YOUR GOAL: Exactly the lines from the line holding "Write the matplotlib code for this chart." to the line holding "left = [a +", both lines included, are to be echoed; pictures are not.

WORKING DATA:
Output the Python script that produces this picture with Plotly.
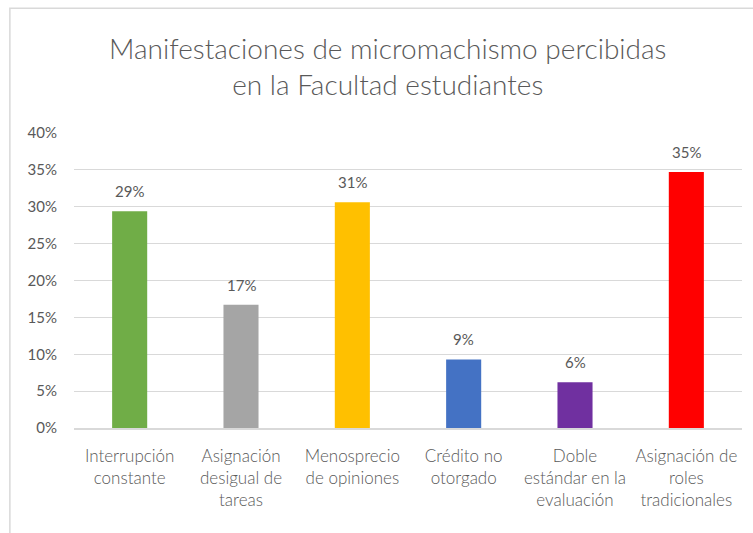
import plotly.graph_objects as go

categories = [
    "Interrupción<br>constante",
    "Asignación<br>desigual de<br>tareas",
    "Menosprecio<br>de opiniones",
    "Crédito no<br>otorgado",
    "Doble<br>estándar en la<br>evaluación",
    "Asignación de<br>roles<br>tradicionales",
]
values = [0.294, 0.167, 0.306, 0.093, 0.062, 0.347]
colors = ["#70AD47", "#A5A5A5", "#FFC000", "#4472C4", "#7030A0", "#FF0000"]
y_ticks = [0, 0.05, 0.10, 0.15, 0.20, 0.25, 0.30, 0.35, 0.40]
title_text = "Manifestaciones de micromachismo percibidas<br>en la Facultad estudiantes"

FONT = "Lato"
GRAY = "#595959"

fig = go.Figure()
fig.add_trace(go.Bar(
    x=categories,
    y=values,
    marker=dict(color=colors, line=dict(width=0)),
    width=0.315,
    hoverinfo="skip",
))

for c, v in zip(categories, values):
    fig.add_annotation(
        x=c, y=v, text=f"{round(v * 100):d}%", showarrow=False,
        yanchor="bottom", yshift=9,
        font=dict(family=FONT, size=15, color=GRAY),
    )

# outer chart border
fig.add_shape(type="rect", xref="paper", yref="paper",
              x0=-0.096, x1=1.05, y0=-0.4, y1=1.423,
              line=dict(color="#D9D9D9", width=1.5), fillcolor="rgba(0,0,0,0)",
              layer="below")

fig.update_layout(
    width=753, height=533,
    margin=dict(l=74, r=11, t=133, b=105),
    paper_bgcolor="white", plot_bgcolor="white",
    showlegend=False,
    title=dict(text=title_text, x=0.515, xanchor="center", xref="container",
               y=0.890, yanchor="middle", yref="container",
               font=dict(family=FONT, size=28, color=GRAY, weight=300)),
    font=dict(family=FONT, color=GRAY),
)
fig.update_yaxes(
    range=[0, 0.40], tickvals=y_ticks, tickformat=".0%",
    showgrid=True, gridcolor="#D9D9D9", gridwidth=1,
    zeroline=False, showline=False, ticks="",
    tickfont=dict(family=FONT, size=15, color=GRAY),
    ticklabelstandoff=16,
)
fig.update_xaxes(
    showline=True, linecolor="#D9D9D9", linewidth=1.5,
    ticks="", tickfont=dict(family=FONT, size=17, color=GRAY, weight=300),
    ticklabelstandoff=12, tickangle=0,
)

fig.write_html("out.html", config={"displayModeBar": False},
               post_script="document.body.style.margin='0';")
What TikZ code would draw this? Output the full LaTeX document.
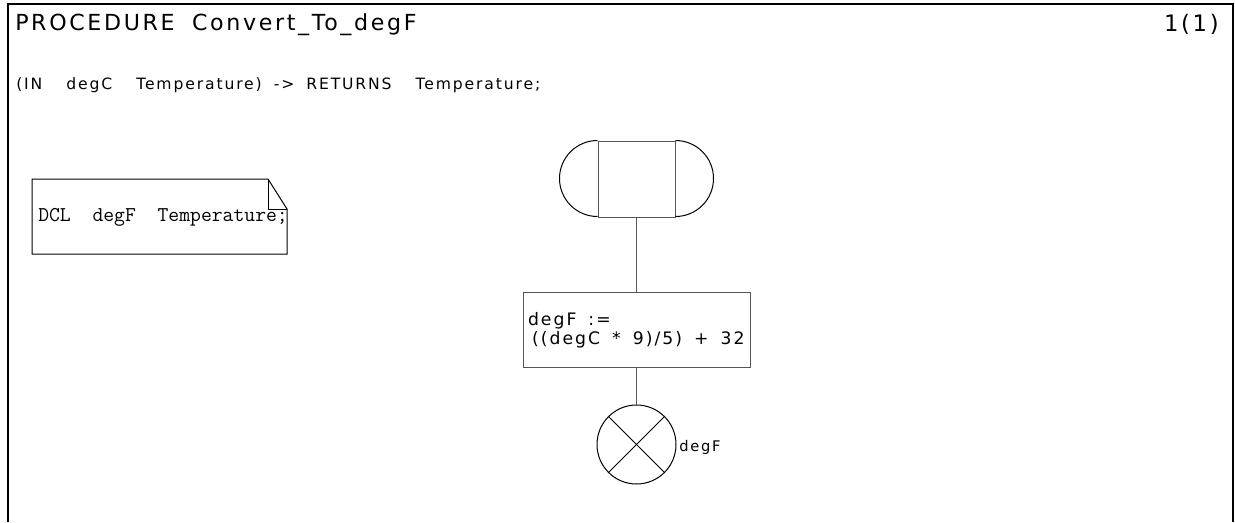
\documentclass[tikz,border=0pt]{standalone}
\usepackage{fontspec}
\usetikzlibrary{positioning}
\newfontfamily\sdlfont[LetterSpace=12]{DejaVu Sans}
\definecolor{sdlline}{RGB}{85,85,85}
\newcommand{\sdlsize}[1]{\sdlfont\fontsize{#1}{14.25}\selectfont}
\newcommand{\blank}[1][9pt]{\hspace{#1}}

\begin{document}
\begin{tikzpicture}[x=0.75pt, y=-0.75pt,
    txt/.style={inner sep=0pt, anchor=base west},
    sdlbox/.style={draw=sdlline, line width=0.75pt, rectangle, inner sep=0pt},
    flow/.style={draw=sdlline, line width=0.75pt}]
  \useasboundingbox (0,0) rectangle (1235,522);

  % --- Frame and header ---
  \draw[line width=1.5pt] (8,522) -- (8,4) -- (1233,4) -- (1233,522);
  \node[txt, font=\sdlsize{16.6}] (title) at (15,30) {PROCEDURE\blank[13pt]Convert\_To\_degF};
  \node[txt, anchor=base east, font=\sdlsize{17}] (page) at (1219,31) {1(1)};
  \node[txt, font=\sdlsize{11.7}] (params) at (16,89)
    {(IN\blank\blank degC\blank\blank Temperature)\blank->\blank RETURNS\blank\blank Temperature;};

  % --- Declaration (text symbol) ---
  \draw[line width=0.75pt] (32,179) -- (268,179) -- (287,209) -- (287,254)
    -- (32,254) -- cycle;
  \draw[line width=0.75pt] (268,179) -- (268,209) -- (287,209);
  \node[txt, font=\ttfamily\fontsize{15.8}{16}\selectfont] (dcl) at (38,221)
    {DCL~~degF~~Temperature;};

  % --- Procedure start ---
  \node[sdlbox, minimum width=57.75pt, minimum height=57pt] (start) at (636.5,179) {};
  \draw[line width=0.75pt] (start.north west) arc[start angle=90, end angle=270, radius=28.5pt];
  \draw[line width=0.75pt] (start.north east) arc[start angle=90, end angle=-90, radius=28.5pt];

  % --- Task ---
  \node[sdlbox, minimum height=56.6pt, text width=162.75pt, inner xsep=3.75pt,
        align=left, font=\sdlsize{12.9}] (task) at (636.5,330)
    {\mbox{degF\blank:=}\\\mbox{\hspace{3pt}((degC\blank*\blank9)/5)\blank+\blank32}};

  % --- Return ---
  \node[circle, draw, line width=0.75pt, minimum size=59.25pt, inner sep=0pt] (ret) at (636.5,444.5) {};
  \draw[line width=0.75pt] (ret.north west) -- (ret.south east);
  \draw[line width=0.75pt] (ret.north east) -- (ret.south west);
  \node[txt, font=\sdlsize{11}] (retval) at (679,451) {degF};

  % --- Flow lines ---
  \draw[flow] (start) -- (task);
  \draw[flow] (task) -- (ret);
\end{tikzpicture}
\end{document}
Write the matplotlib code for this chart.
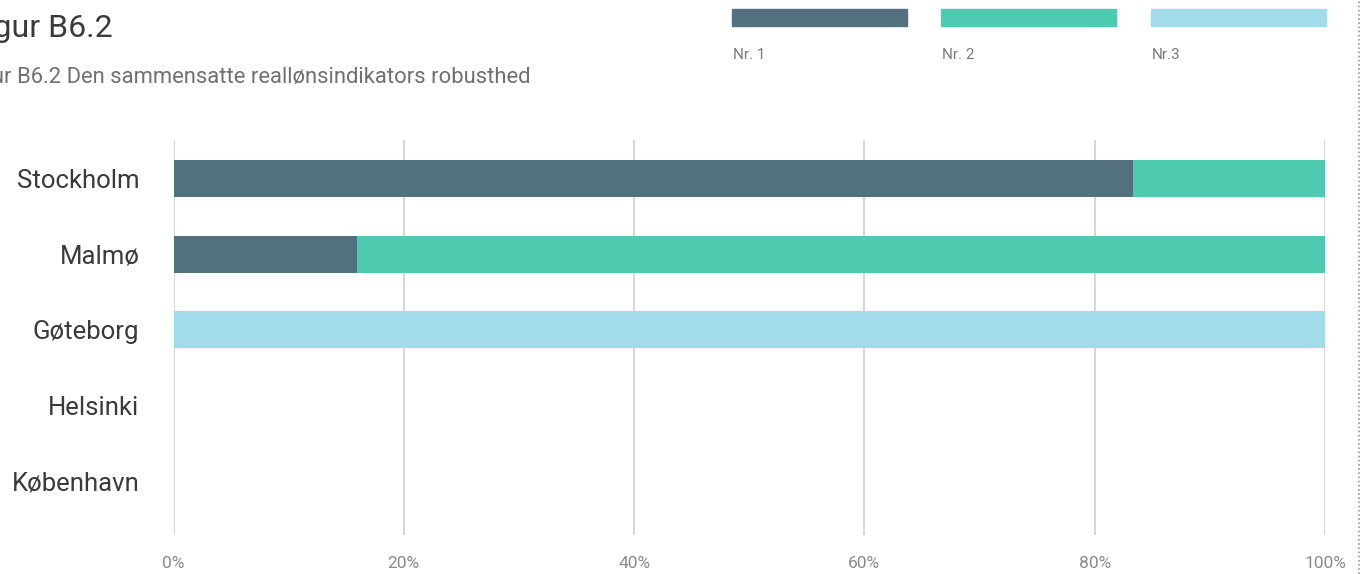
import matplotlib
matplotlib.use("Agg")
import matplotlib.pyplot as plt
from matplotlib.lines import Line2D
from matplotlib.patches import Rectangle

# Data
cities = ["Stockholm", "Malmø", "Gøteborg", "Helsinki", "København"]
series_names = ["Nr. 1", "Nr. 2", "Nr.3"]
nr1 = [83.3, 15.9, 0, 0, 0]
nr2 = [16.7, 84.1, 0, 0, 0]
nr3 = [0, 0, 100, 0, 0]
x_ticks = [0, 20, 40, 60, 80, 100]
x_tick_labels = ["0%", "20%", "40%", "60%", "80%", "100%"]

colors = ["#53707e", "#4ecab1", "#a2dcea"]
plt.rcParams["font.family"] = ["Roboto", "DejaVu Sans"]

W, H = 1362, 574
fig = plt.figure(figsize=(W / 100, H / 100), dpi=100)

def fx(px):
    return px / W

def fy(py):
    return 1 - py / H

ax = fig.add_axes([fx(173.5), fy(535), fx(1325) - fx(173.5), fy(140) - fy(535)])

ypos = list(range(len(cities)))
left = [0] * len(cities)
for vals, col in zip([nr1, nr2, nr3], colors):
    ax.barh(ypos, vals, left=left, height=0.49, color=col, zorder=3)
    left = [a + b for a, b in zip(left, vals)]

ax.set_xlim(0, 100)
ax.set_ylim(4.715, -0.51)
ax.set_xticks(x_ticks)
ax.set_xticklabels(x_tick_labels, color="#8a8a8a", fontsize=12.5)
ax.set_yticks(ypos)
ax.set_yticklabels(cities, color="#3a3a3a", fontsize=18.5)
ax.tick_params(axis="x", length=0, pad=15)
ax.tick_params(axis="y", length=0, pad=24.5)
ax.grid(axis="x", color="#d0d0d0", linewidth=1.2, zorder=0)
for s in ax.spines.values():
    s.set_visible(False)

# Title and subtitle
fig.text(fx(113), fy(37), "Figur B6.2", ha="right", va="baseline",
         fontsize=23, color="#3a3a3a")
fig.text(fx(531), fy(83), "Figur B6.2 Den sammensatte reallønsindikators robusthed",
         ha="right", va="baseline", fontsize=15.8, color="#707070")

# Legend swatches with labels underneath
legend_x = [732, 941, 1151]
for x0, col, name in zip(legend_x, colors, series_names):
    fig.patches.append(Rectangle((fx(x0), fy(26)), fx(175), fy(9) - fy(26),
                                 transform=fig.transFigure, color=col))
    fig.text(fx(x0 + 1), fy(59), name, ha="left", va="baseline",
             fontsize=11, color="#7a7a7a")

# Dotted border on the right
fig.lines.append(Line2D([fx(1358.5), fx(1358.5)], [0, 1], transform=fig.transFigure,
                        color="#999999", linewidth=1.2, linestyle=(0, (1, 1.5))))

fig.savefig("out.png", dpi=100, facecolor="white")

TASK OUTPUT:
Write the matplotlib code for this chart.
import matplotlib
matplotlib.use("Agg")
import matplotlib.pyplot as plt
from matplotlib.lines import Line2D
from matplotlib.patches import Rectangle

# Data
cities = ["Stockholm", "Malmø", "Gøteborg", "Helsinki", "København"]
series_names = ["Nr. 1", "Nr. 2", "Nr.3"]
nr1 = [83.3, 15.9, 0, 0, 0]
nr2 = [16.7, 84.1, 0, 0, 0]
nr3 = [0, 0, 100, 0, 0]
x_ticks = [0, 20, 40, 60, 80, 100]
x_tick_labels = ["0%", "20%", "40%", "60%", "80%", "100%"]

colors = ["#53707e", "#4ecab1", "#a2dcea"]
plt.rcParams["font.family"] = ["Roboto", "DejaVu Sans"]

W, H = 1362, 574
fig = plt.figure(figsize=(W / 100, H / 100), dpi=100)

def fx(px):
    return px / W

def fy(py):
    return 1 - py / H

ax = fig.add_axes([fx(173.5), fy(535), fx(1325) - fx(173.5), fy(140) - fy(535)])

ypos = list(range(len(cities)))
left = [0] * len(cities)
for vals, col in zip([nr1, nr2, nr3], colors):
    ax.barh(ypos, vals, left=left, height=0.49, color=col, zorder=3)
    left = [a + b for a, b in zip(left, vals)]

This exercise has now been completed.